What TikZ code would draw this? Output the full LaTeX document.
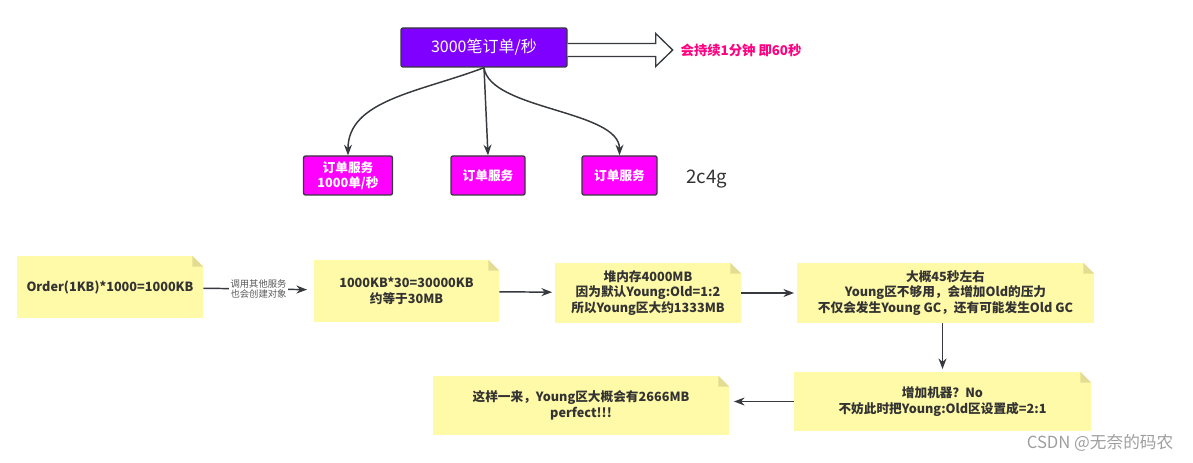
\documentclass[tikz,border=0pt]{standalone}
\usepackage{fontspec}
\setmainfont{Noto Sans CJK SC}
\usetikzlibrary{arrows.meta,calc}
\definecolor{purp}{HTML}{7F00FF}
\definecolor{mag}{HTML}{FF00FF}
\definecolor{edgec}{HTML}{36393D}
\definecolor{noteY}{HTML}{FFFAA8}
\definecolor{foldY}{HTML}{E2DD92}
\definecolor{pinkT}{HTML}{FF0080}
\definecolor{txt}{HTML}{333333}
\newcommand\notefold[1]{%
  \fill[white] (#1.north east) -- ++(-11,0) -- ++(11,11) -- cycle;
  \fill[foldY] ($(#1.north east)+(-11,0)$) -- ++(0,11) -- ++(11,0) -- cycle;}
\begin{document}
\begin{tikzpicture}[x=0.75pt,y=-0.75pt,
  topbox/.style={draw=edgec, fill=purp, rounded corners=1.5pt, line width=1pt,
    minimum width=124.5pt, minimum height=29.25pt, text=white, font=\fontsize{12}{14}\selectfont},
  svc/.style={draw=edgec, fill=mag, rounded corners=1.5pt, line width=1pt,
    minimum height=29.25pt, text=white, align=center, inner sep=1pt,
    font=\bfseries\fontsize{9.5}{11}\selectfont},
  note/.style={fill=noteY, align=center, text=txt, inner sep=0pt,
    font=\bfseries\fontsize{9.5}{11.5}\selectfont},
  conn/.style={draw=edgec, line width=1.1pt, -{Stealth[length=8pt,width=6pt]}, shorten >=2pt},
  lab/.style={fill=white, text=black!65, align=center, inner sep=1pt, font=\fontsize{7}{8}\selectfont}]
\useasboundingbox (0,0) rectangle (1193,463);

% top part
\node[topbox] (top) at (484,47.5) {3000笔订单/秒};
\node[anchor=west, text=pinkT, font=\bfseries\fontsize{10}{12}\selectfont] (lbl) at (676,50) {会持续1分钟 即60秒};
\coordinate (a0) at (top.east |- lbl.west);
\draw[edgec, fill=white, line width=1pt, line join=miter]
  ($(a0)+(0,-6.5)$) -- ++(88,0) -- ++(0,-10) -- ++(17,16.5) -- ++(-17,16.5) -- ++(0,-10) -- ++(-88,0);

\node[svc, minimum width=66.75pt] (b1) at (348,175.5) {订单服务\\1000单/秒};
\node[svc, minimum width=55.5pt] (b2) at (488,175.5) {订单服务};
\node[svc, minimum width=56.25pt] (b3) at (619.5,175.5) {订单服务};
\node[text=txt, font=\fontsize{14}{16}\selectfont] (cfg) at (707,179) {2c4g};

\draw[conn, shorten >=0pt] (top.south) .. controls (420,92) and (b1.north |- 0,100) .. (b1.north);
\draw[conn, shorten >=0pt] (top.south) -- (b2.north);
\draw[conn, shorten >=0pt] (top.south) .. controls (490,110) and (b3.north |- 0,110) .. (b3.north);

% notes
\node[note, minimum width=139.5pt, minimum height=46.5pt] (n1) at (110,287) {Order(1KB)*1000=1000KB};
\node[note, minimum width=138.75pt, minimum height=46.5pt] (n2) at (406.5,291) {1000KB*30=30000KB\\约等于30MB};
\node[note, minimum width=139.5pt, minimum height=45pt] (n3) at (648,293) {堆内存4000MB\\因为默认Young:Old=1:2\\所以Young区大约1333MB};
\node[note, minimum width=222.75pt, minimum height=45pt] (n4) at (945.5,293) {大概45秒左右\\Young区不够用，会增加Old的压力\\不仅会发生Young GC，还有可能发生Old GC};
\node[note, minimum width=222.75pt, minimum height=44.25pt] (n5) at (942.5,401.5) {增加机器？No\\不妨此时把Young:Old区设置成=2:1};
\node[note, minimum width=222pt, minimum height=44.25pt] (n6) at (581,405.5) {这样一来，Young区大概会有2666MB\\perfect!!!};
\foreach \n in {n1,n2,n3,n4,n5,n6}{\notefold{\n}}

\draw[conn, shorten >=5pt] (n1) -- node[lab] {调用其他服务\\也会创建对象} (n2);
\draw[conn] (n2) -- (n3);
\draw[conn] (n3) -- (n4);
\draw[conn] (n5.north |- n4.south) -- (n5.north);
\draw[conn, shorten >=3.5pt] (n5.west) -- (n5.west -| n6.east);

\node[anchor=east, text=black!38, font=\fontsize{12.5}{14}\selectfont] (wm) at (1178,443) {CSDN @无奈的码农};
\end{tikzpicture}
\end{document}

========================================

• WHAT THE TASK REQUIRES:
Restate the whole listing above exactly, please, omitting every image.

• RESPONSE TO THIS TASK:
What TikZ code would draw this? Output the full LaTeX document.
\documentclass[tikz,border=0pt]{standalone}
\usepackage{fontspec}
\setmainfont{Noto Sans CJK SC}
\usetikzlibrary{arrows.meta,calc}
\definecolor{purp}{HTML}{7F00FF}
\definecolor{mag}{HTML}{FF00FF}
\definecolor{edgec}{HTML}{36393D}
\definecolor{noteY}{HTML}{FFFAA8}
\definecolor{foldY}{HTML}{E2DD92}
\definecolor{pinkT}{HTML}{FF0080}
\definecolor{txt}{HTML}{333333}
\newcommand\notefold[1]{%
  \fill[white] (#1.north east) -- ++(-11,0) -- ++(11,11) -- cycle;
  \fill[foldY] ($(#1.north east)+(-11,0)$) -- ++(0,11) -- ++(11,0) -- cycle;}
\begin{document}
\begin{tikzpicture}[x=0.75pt,y=-0.75pt,
  topbox/.style={draw=edgec, fill=purp, rounded corners=1.5pt, line width=1pt,
    minimum width=124.5pt, minimum height=29.25pt, text=white, font=\fontsize{12}{14}\selectfont},
  svc/.style={draw=edgec, fill=mag, rounded corners=1.5pt, line width=1pt,
    minimum height=29.25pt, text=white, align=center, inner sep=1pt,
    font=\bfseries\fontsize{9.5}{11}\selectfont},
  note/.style={fill=noteY, align=center, text=txt, inner sep=0pt,
    font=\bfseries\fontsize{9.5}{11.5}\selectfont},
  conn/.style={draw=edgec, line width=1.1pt, -{Stealth[length=8pt,width=6pt]}, shorten >=2pt},
  lab/.style={fill=white, text=black!65, align=center, inner sep=1pt, font=\fontsize{7}{8}\selectfont}]
\useasboundingbox (0,0) rectangle (1193,463);

% top part
\node[topbox] (top) at (484,47.5) {3000笔订单/秒};
\node[anchor=west, text=pinkT, font=\bfseries\fontsize{10}{12}\selectfont] (lbl) at (676,50) {会持续1分钟 即60秒};
\coordinate (a0) at (top.east |- lbl.west);
\draw[edgec, fill=white, line width=1pt, line join=miter]
  ($(a0)+(0,-6.5)$) -- ++(88,0) -- ++(0,-10) -- ++(17,16.5) -- ++(-17,16.5) -- ++(0,-10) -- ++(-88,0);

\node[svc, minimum width=66.75pt] (b1) at (348,175.5) {订单服务\\1000单/秒};
\node[svc, minimum width=55.5pt] (b2) at (488,175.5) {订单服务};
\node[svc, minimum width=56.25pt] (b3) at (619.5,175.5) {订单服务};
\node[text=txt, font=\fontsize{14}{16}\selectfont] (cfg) at (707,179) {2c4g};

\draw[conn, shorten >=0pt] (top.south) .. controls (420,92) and (b1.north |- 0,100) .. (b1.north);
\draw[conn, shorten >=0pt] (top.south) -- (b2.north);
\draw[conn, shorten >=0pt] (top.south) .. controls (490,110) and (b3.north |- 0,110) .. (b3.north);

% notes
\node[note, minimum width=139.5pt, minimum height=46.5pt] (n1) at (110,287) {Order(1KB)*1000=1000KB};
\node[note, minimum width=138.75pt, minimum height=46.5pt] (n2) at (406.5,291) {1000KB*30=30000KB\\约等于30MB};
\node[note, minimum width=139.5pt, minimum height=45pt] (n3) at (648,293) {堆内存4000MB\\因为默认Young:Old=1:2\\所以Young区大约1333MB};
\node[note, minimum width=222.75pt, minimum height=45pt] (n4) at (945.5,293) {大概45秒左右\\Young区不够用，会增加Old的压力\\不仅会发生Young GC，还有可能发生Old GC};
\node[note, minimum width=222.75pt, minimum height=44.25pt] (n5) at (942.5,401.5) {增加机器？No\\不妨此时把Young:Old区设置成=2:1};
\node[note, minimum width=222pt, minimum height=44.25pt] (n6) at (581,405.5) {这样一来，Young区大概会有2666MB\\perfect!!!};
\foreach \n in {n1,n2,n3,n4,n5,n6}{\notefold{\n}}

\draw[conn, shorten >=5pt] (n1) -- node[lab] {调用其他服务\\也会创建对象} (n2);
\draw[conn] (n2) -- (n3);
\draw[conn] (n3) -- (n4);
\draw[conn] (n5.north |- n4.south) -- (n5.north);
\draw[conn, shorten >=3.5pt] (n5.west) -- (n5.west -| n6.east);

\node[anchor=east, text=black!38, font=\fontsize{12.5}{14}\selectfont] (wm) at (1178,443) {CSDN @无奈的码农};
\end{tikzpicture}
\end{document}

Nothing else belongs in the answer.